DATA SECTION =
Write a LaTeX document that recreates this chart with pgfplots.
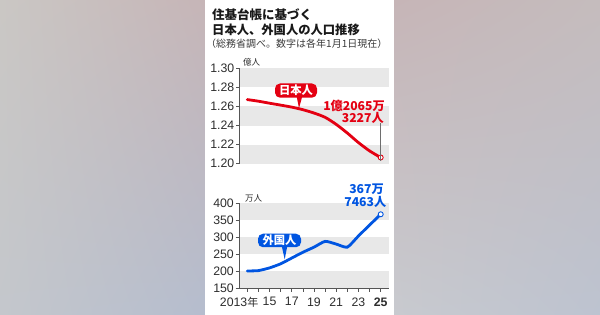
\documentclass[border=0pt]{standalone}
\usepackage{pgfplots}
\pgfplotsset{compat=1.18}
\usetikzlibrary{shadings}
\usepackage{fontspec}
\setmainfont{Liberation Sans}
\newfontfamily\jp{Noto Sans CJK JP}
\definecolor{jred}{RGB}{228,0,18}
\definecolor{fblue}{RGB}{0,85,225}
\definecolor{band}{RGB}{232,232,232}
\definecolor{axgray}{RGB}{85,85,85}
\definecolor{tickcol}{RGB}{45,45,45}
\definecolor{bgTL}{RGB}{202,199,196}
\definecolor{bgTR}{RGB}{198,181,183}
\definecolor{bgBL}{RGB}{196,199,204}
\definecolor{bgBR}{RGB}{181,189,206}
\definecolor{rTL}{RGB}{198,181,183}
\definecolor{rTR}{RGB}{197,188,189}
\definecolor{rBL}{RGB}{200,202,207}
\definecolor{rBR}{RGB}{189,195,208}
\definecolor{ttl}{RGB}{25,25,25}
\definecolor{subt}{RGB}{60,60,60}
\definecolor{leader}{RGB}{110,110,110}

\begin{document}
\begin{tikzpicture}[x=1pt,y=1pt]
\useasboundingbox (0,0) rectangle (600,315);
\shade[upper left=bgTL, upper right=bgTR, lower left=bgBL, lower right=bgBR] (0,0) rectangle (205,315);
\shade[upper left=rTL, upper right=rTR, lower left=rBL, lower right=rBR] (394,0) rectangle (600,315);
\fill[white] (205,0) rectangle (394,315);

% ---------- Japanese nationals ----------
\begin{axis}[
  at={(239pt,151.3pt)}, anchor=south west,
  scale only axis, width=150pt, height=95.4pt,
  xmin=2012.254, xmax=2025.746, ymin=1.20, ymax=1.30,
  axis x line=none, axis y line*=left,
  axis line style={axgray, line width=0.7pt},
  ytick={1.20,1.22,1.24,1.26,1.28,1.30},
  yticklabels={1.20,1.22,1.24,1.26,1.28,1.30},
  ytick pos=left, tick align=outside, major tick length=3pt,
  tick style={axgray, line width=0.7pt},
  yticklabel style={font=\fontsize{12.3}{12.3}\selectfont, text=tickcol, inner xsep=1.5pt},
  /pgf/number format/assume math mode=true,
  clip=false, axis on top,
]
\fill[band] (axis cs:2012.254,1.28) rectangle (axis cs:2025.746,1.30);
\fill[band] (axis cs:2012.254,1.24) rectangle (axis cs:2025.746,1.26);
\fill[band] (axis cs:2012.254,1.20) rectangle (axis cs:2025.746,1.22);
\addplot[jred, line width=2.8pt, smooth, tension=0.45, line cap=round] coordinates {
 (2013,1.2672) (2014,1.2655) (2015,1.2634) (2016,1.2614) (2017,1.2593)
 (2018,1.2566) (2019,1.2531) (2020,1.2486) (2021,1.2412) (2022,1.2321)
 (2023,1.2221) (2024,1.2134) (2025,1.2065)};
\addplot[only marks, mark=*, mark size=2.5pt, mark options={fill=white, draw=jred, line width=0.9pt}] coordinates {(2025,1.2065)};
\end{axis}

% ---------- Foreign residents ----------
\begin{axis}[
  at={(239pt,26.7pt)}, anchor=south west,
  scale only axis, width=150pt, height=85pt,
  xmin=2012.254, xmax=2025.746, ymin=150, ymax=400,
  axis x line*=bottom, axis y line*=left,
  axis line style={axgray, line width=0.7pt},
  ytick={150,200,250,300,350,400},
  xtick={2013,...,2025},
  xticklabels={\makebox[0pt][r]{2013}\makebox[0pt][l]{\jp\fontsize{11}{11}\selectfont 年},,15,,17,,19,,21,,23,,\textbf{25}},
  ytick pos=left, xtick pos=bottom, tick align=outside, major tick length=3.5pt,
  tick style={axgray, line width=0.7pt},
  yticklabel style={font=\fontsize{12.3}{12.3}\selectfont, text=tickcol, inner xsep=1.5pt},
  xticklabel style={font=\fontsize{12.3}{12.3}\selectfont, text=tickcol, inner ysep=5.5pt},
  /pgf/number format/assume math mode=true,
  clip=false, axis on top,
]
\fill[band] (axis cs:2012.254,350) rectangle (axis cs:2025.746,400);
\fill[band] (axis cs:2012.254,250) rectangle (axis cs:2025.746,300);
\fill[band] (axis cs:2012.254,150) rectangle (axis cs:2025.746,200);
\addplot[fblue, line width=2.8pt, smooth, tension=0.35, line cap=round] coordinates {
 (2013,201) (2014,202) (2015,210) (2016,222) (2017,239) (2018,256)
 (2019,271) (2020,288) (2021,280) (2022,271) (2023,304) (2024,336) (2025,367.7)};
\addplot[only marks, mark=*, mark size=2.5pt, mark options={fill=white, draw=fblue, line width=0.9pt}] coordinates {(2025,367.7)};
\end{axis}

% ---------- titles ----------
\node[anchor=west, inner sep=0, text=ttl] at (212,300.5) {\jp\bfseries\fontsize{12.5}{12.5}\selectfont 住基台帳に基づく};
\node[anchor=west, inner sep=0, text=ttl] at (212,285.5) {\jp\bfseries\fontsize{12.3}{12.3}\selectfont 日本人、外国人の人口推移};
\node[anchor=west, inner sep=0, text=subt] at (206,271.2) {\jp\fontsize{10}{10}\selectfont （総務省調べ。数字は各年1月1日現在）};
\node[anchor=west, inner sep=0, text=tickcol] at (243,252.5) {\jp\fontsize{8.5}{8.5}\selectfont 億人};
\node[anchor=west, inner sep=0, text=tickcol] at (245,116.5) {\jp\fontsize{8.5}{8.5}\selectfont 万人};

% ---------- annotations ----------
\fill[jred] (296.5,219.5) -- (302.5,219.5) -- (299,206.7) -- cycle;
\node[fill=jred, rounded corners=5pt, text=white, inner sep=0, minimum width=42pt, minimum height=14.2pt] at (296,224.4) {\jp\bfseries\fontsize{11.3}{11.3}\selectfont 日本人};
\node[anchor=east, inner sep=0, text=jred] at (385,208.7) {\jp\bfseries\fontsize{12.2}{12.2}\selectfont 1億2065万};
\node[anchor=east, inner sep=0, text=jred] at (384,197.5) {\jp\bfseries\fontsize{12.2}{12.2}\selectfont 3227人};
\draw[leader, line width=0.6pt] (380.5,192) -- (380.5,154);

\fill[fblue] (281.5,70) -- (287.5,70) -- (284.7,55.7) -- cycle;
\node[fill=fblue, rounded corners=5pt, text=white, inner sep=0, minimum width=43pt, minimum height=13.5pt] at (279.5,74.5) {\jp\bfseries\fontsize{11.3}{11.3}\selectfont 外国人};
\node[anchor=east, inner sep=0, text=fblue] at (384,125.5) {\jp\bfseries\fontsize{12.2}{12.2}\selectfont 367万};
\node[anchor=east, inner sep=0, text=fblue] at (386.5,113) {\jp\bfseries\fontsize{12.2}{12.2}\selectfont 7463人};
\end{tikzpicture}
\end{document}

==

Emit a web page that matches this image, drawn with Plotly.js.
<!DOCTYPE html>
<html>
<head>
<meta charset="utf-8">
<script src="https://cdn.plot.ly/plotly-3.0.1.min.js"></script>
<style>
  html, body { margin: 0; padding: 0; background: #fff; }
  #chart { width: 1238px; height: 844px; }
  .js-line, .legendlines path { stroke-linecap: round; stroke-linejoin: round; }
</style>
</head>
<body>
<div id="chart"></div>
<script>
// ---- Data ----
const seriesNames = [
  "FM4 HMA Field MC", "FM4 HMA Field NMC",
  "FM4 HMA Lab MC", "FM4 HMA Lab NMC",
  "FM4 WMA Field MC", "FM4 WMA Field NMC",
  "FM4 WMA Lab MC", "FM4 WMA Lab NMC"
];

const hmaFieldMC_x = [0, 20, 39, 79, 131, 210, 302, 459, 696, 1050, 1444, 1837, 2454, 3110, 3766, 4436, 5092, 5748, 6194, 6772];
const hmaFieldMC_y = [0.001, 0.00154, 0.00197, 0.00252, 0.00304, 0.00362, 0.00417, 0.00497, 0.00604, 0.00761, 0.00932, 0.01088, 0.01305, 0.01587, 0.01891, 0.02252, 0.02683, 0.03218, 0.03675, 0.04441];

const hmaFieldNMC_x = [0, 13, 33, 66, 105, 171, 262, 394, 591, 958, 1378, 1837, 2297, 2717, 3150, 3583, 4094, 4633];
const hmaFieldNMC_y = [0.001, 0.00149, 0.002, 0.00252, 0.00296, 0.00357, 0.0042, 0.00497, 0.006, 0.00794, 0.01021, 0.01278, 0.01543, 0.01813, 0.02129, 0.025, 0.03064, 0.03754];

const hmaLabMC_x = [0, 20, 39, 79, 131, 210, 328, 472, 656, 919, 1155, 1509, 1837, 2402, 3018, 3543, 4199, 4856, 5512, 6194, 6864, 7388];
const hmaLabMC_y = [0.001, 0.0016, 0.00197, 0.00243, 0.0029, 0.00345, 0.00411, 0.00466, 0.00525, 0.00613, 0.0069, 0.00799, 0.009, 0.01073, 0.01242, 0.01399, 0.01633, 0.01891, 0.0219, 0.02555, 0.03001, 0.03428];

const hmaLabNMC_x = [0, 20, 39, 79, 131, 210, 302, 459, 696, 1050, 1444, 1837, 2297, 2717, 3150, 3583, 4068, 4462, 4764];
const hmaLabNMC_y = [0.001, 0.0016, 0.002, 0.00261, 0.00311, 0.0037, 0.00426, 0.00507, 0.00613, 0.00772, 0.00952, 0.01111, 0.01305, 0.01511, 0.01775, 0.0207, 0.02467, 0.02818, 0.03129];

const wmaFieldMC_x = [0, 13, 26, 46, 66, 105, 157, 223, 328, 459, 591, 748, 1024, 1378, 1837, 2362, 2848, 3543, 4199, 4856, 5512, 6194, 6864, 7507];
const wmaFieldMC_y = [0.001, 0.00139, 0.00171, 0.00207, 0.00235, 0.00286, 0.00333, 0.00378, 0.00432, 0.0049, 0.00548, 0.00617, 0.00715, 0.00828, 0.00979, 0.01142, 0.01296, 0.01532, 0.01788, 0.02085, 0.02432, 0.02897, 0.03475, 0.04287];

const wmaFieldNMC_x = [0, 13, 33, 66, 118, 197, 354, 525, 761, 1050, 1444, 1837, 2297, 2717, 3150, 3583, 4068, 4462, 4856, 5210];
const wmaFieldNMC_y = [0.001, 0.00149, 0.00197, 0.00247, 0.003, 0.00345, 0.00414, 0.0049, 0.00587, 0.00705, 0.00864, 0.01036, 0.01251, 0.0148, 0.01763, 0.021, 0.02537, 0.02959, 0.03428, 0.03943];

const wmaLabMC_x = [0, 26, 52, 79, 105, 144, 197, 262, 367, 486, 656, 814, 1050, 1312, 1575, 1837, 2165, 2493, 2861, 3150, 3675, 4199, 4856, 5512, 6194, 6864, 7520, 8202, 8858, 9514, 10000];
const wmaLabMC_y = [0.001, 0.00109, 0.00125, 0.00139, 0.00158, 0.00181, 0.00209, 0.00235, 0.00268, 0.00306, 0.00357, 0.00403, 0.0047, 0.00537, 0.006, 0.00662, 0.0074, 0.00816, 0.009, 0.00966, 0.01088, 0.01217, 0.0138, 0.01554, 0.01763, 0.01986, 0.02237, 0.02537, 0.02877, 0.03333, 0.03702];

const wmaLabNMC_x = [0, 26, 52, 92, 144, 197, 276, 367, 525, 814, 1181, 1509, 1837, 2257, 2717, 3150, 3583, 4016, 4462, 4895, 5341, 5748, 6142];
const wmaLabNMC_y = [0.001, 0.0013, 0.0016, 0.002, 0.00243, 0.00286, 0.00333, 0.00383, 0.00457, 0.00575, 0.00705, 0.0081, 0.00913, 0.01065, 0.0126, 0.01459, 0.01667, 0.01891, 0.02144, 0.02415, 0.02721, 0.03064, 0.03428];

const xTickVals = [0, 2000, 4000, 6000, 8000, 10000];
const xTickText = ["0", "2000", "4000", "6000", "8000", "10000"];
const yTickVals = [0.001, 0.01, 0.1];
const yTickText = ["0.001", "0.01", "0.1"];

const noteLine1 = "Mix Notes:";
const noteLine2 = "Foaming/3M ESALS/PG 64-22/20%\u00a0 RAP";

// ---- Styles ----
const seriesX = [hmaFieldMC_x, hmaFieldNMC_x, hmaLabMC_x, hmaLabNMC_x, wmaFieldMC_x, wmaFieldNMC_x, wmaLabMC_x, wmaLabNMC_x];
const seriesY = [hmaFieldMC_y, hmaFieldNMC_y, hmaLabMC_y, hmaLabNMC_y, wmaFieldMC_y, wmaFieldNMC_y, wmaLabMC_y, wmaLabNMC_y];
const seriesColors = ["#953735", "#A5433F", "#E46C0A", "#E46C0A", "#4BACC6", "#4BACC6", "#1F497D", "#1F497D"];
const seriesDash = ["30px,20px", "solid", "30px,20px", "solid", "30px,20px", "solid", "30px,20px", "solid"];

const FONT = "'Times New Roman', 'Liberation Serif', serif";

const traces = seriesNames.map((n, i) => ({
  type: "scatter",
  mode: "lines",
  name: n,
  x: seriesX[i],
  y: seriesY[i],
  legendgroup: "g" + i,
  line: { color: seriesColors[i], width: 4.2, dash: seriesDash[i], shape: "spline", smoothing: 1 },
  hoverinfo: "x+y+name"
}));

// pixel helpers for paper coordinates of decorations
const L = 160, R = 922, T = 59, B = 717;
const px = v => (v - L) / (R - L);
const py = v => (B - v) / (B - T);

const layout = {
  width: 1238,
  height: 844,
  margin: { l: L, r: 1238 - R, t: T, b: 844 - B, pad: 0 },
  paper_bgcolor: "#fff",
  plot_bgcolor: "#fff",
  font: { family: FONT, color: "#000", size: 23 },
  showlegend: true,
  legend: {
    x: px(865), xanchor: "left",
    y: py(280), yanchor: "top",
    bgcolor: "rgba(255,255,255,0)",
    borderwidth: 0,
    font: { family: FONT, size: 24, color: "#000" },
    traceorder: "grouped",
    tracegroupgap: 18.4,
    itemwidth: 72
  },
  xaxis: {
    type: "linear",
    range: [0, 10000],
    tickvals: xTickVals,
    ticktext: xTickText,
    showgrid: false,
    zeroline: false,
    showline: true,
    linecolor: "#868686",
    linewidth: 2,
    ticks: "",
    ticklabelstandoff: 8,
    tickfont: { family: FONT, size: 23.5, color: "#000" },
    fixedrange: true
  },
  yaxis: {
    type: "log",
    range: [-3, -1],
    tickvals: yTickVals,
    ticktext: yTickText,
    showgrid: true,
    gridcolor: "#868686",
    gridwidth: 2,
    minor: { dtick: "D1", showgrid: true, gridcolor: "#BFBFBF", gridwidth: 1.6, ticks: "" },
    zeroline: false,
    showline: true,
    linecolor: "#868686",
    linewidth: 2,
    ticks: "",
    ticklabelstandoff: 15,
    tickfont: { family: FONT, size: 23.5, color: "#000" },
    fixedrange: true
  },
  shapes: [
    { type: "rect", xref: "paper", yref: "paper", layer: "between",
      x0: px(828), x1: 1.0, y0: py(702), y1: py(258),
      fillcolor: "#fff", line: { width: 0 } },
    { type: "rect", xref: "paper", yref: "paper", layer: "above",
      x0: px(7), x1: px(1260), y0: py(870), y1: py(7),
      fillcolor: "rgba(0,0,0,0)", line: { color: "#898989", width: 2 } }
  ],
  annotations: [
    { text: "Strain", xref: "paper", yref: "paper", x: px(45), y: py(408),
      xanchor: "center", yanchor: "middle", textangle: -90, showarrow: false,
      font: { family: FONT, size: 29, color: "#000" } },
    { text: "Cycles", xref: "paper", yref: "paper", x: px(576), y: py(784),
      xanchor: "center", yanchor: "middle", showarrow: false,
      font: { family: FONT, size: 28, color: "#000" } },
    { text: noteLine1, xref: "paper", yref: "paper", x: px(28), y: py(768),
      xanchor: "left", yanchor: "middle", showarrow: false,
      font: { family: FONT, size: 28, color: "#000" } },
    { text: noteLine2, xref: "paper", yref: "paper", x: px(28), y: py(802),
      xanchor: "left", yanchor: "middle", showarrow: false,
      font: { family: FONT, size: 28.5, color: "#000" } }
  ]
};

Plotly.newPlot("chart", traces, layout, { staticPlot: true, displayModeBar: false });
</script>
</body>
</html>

WHAT TO WORK ON =
Check each line of the records for the string "that" and state how many lines contain it. Give only the number.

PROBLEM SOLUTION =
2